The normal counterpoint is that a few big players dominate the spending, and they would have higher internal coordination. Interestingly though, they don't usually, except when that coordination would tend to enforce the same strategies smaller competition are pursuing. How often do you hear about stories like the misaligned Google+ integrations resulting in employee bonuses for poor customer experiences vs a forward-thinking executive actively devoting funds to a meaningful number of competing solutions? Approximately never. It's career suicide if you fail and depend on other people for your position, you _are_ actually more likely to outdo the competition with your increased resources if you just lean into the "best" alternatives, and for a whole host of reasons very few executives (except for people with real power) will coordinate a more comprehensive strategy, certainly not one orthogonal to the competition's just for the sake of allocating the global $BILLIONS more efficiently.
Separately (going back to the merits of the preprint), I'll probably read the full thing later, but a few points stuck out as suspicious on an initial skim. Notably, they seem to mix linear transformations in different domains. E.g., `xa` is linear in both `x` and `a`, and `vx` is linear in both `v` and `x`, but `xax` is _not_ linear in `x`, even if you try to "prove" that idea with `v = xa`. Linearity in `v` isn't enough to make the composition linear in `x`. A lot of their results seem to rely on eliminating those "redundant" computations, even though the things they're replacing with linear computations are actually higher order polynomials. On an initial skim, the other "novel" ideas also don't seem well grounded.
Their experimental results are decent. That could mean a lot of things (normally that the authors made more errors in their competitors' than in their own work), but it's probably worth looking into for a few hours despite my other complaints.
It's too late to edit. My initial skepticism was unfounded.
Separately, the paper largely comprises of "super attention" and everything else.
The "everything else" part of the paper might matter, but it's basically just operator fusion and the impacts of doing so on training dynamics, except they left out the impact on performance for different model parameters and didn't study how training dynamics impact the result. It's not a new idea, even on the ML arxiv, I'm glad they got good results, and it needs more study before being sold so strongly.
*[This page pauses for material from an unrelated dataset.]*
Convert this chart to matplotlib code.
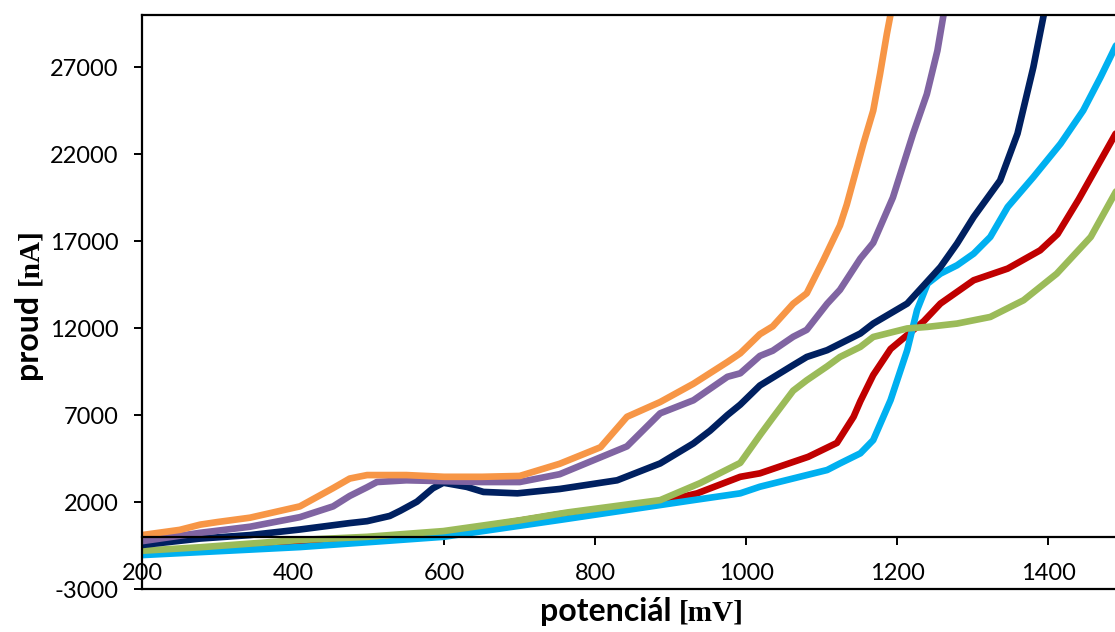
import matplotlib
matplotlib.use("Agg")
import matplotlib.pyplot as plt

# potential [mV] / current [nA] for each measured curve
red_x = [200, 409, 599, 753, 886, 935, 992, 1018, 1082, 1120, 1142, 1151, 1168, 1191,
         1213, 1235, 1257, 1301, 1346, 1389, 1412, 1440, 1489]
red_y = [-900, -370, 220, 1300, 2000, 2500, 3450, 3650, 4600, 5400, 6900, 7800, 9300, 10800,
         11600, 12400, 13410, 14750, 15420, 16470, 17400, 19400, 23180]

blue_x = [200, 409, 599, 753, 930, 992, 1018, 1107, 1124, 1151, 1168, 1191, 1213, 1226,
          1240, 1257, 1279, 1301, 1323, 1346, 1380, 1416, 1446, 1469, 1490]
blue_y = [-1050, -590, 0, 970, 2110, 2500, 2880, 3840, 4220, 4800, 5560, 7860, 10730, 13030,
          14560, 15130, 15610, 16280, 17240, 18960, 20680, 22600, 24510, 26430, 28300]

green_x = [200, 277, 409, 498, 599, 700, 763, 886, 939, 992, 1019, 1036, 1062, 1080, 1107,
           1124, 1151, 1168, 1213, 1240, 1279, 1323, 1367, 1411, 1456, 1490]
green_y = [-800, -600, -180, 0, 330, 950, 1400, 2110, 3090, 4250, 5900, 6900, 8400, 9000, 9800,
           10340, 10920, 11490, 11980, 12070, 12260, 12640, 13600, 15130, 17240, 19900]

navy_x = [200, 277, 343, 409, 475, 498, 528, 542, 564, 585, 599, 630, 652, 697, 753, 829,
          886, 930, 952, 975, 992, 1018, 1062, 1080, 1107, 1151, 1168, 1213, 1257, 1279,
          1301, 1336, 1359, 1380, 1396]
navy_y = [-470, -100, 100, 420, 790, 900, 1200, 1500, 2020, 2790, 3110, 2870, 2580, 2500, 2750, 3250,
          4220, 5370, 6100, 7000, 7600, 8700, 9870, 10340, 10730, 11690, 12260, 13410, 15510, 16860,
          18390, 20490, 23180, 27000, 30500]

purple_x = [200, 277, 343, 409, 453, 475, 498, 511, 550, 600, 650, 700, 753, 842, 886, 930,
            975, 992, 1018, 1035, 1062, 1080, 1107, 1124, 1151, 1168, 1194, 1221, 1239, 1253, 1263]
purple_y = [-250, 230, 580, 1130, 1750, 2350, 2850, 3150, 3250, 3200, 3150, 3150, 3600, 5200, 7100, 7850,
            9200, 9400, 10400, 10700, 11500, 11900, 13400, 14200, 16000, 16900, 19500, 23200, 25450, 27950, 30500]

orange_x = [200, 250, 277, 300, 343, 409, 453, 475, 498, 550, 600, 650, 700, 753, 807, 842,
            886, 930, 975, 992, 1018, 1035, 1062, 1080, 1102, 1124, 1133, 1155, 1168, 1177, 1186, 1193]
orange_y = [100, 400, 700, 850, 1100, 1750, 2800, 3350, 3550, 3550, 3450, 3450, 3500, 4200, 5150, 6900,
            7750, 8800, 10050, 10550, 11650, 12100, 13400, 14000, 15900, 17900, 19100, 22600, 24500, 26600, 28900, 30500]

series = [
    (red_x, red_y, '#C00000'),
    (blue_x, blue_y, '#00B0F0'),
    (green_x, green_y, '#9BBB59'),
    (navy_x, navy_y, '#002060'),
    (purple_x, purple_y, '#8064A2'),
    (orange_x, orange_y, '#F79646'),
]

x_ticks = [200, 400, 600, 800, 1000, 1200, 1400]
y_ticks = [-3000, 2000, 7000, 12000, 17000, 22000, 27000]

W, H = 1115, 632
fig = plt.figure(figsize=(W / 100, H / 100), dpi=100)
ax = fig.add_axes([142 / W, 1 - 589 / H, (1124 - 142) / W, (589 - 15) / H])

for xs, ys, c in series:
    ax.plot(xs, ys, color=c, lw=4.8, solid_joinstyle='round', solid_capstyle='round')

# horizontal axis crosses at zero, plot area keeps a frame at the bottom
ax.spines['bottom'].set_position(('data', 0))
ax.spines['right'].set_visible(False)
for s in ('bottom', 'left', 'top'):
    ax.spines[s].set_linewidth(1.6)
ax.plot([0, 1], [0, 0], transform=ax.transAxes, color='black', lw=1.6, clip_on=False)

ax.set_xlim(200, 1500)
ax.set_ylim(-3000, 30000)
ax.set_xticks(x_ticks)
ax.set_yticks(y_ticks)

tick_font = dict(family='Lato', size=17)
ax.set_xticklabels([str(v) for v in x_ticks], **tick_font)
ax.set_yticklabels([str(v) for v in y_ticks], **tick_font)

ax.tick_params(axis='x', direction='out', length=6, width=1.4, pad=13)
ax.tick_params(axis='y', direction='out', length=6, width=1.4, pad=11)

# axis titles: sans word + serif unit
lab_sans = dict(family='Lato', weight='bold', size=23)
lab_serif = dict(family='Liberation Serif', weight='bold', size=21)
fig.text(672 / W, 1 - 621 / H, 'potenciál', ha='right', va='baseline', **lab_sans)
fig.text(679 / W, 1 - 621 / H, '[mV]', ha='left', va='baseline', **lab_serif)
fig.text(37 / W, 1 - 379 / H, 'proud', rotation=90, rotation_mode='anchor',
         ha='left', va='baseline', **lab_sans)
fig.text(37 / W, 1 - 285 / H, '[nA]', rotation=90, rotation_mode='anchor',
         ha='left', va='baseline', **lab_serif)

fig.savefig('out.png', dpi=100)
The "super attention" part of the paper is interesting. It basically ups the matrix polynomial rank of an attention layer by 1 and claims good results from the process. That's believable, especially given that the main contribution of attention is good empirical results from upping the previous layer matrix polynomial rank by a bit. You'd want to dive into the code and check that they didn't screw up the masking before taking the results at face value though (information leakage can make even very weak models seem to perform well).
I also doubt this result. The "why have $BILLIONS not already invested" question is interesting in its own right though. Generally, the literature on the theoretical bounds of swarm optimization is pertinent. Those $BILLIONS aren't being invested by a single omniscient entity, so they're subject to interesting constraints.
As one of many explanations, fragmentation is common. If $BILLIONS are split between greedy, mostly non-interacting entities (e.g., competing companies each trying to replace the transformer in a bounded number of hours and dollars while securing their market dominance), you expect, probabilistically, for each of them to converge on the same strateg(y/ies), especially if the "best" alternatives are obvious or globally known for some reason (e.g., some solutions intuitively feel "natural" or your researchers publish early results or you have employee movement between companies or whatever). Riskier strategies won't be touched, and you'll have $BILLIONS spent duplicating the same most likely alternatives when $MILLIONS would have sufficed.
The normal counterpoint is that a few big players dominate the spending, and they would have higher internal coordination. Interestingly though, they don't usually, except when that coordination would tend to enforce the same strategies smaller competition are pursuing. How often do you hear about stories like the misaligned Google+ integrations resulting in employee bonuses for poor customer experiences vs a forward-thinking executive actively devoting funds to a meaningful number of competing solutions? Approximately never. It's career suicide if you fail and depend on other people for your position, you _are_ actually more likely to outdo the competition with your increased resources if you just lean into the "best" alternatives, and for a whole host of reasons very few executives (except for people with real power) will coordinate a more comprehensive strategy, certainly not one orthogonal to the competition's just for the sake of allocating the global $BILLIONS more efficiently.
Separately (going back to the merits of the preprint), I'll probably read the full thing later, but a few points stuck out as suspicious on an initial skim. Notably, they seem to mix linear transformations in different domains. E.g., `xa` is linear in both `x` and `a`, and `vx` is linear in both `v` and `x`, but `xax` is _not_ linear in `x`, even if you try to "prove" that idea with `v = xa`. Linearity in `v` isn't enough to make the composition linear in `x`. A lot of their results seem to rely on eliminating those "redundant" computations, even though the things they're replacing with linear computations are actually higher order polynomials. On an initial skim, the other "novel" ideas also don't seem well grounded.
Their experimental results are decent. That could mean a lot of things (normally that the authors made more errors in their competitors' than in their own work), but it's probably worth looking into for a few hours despite my other complaints.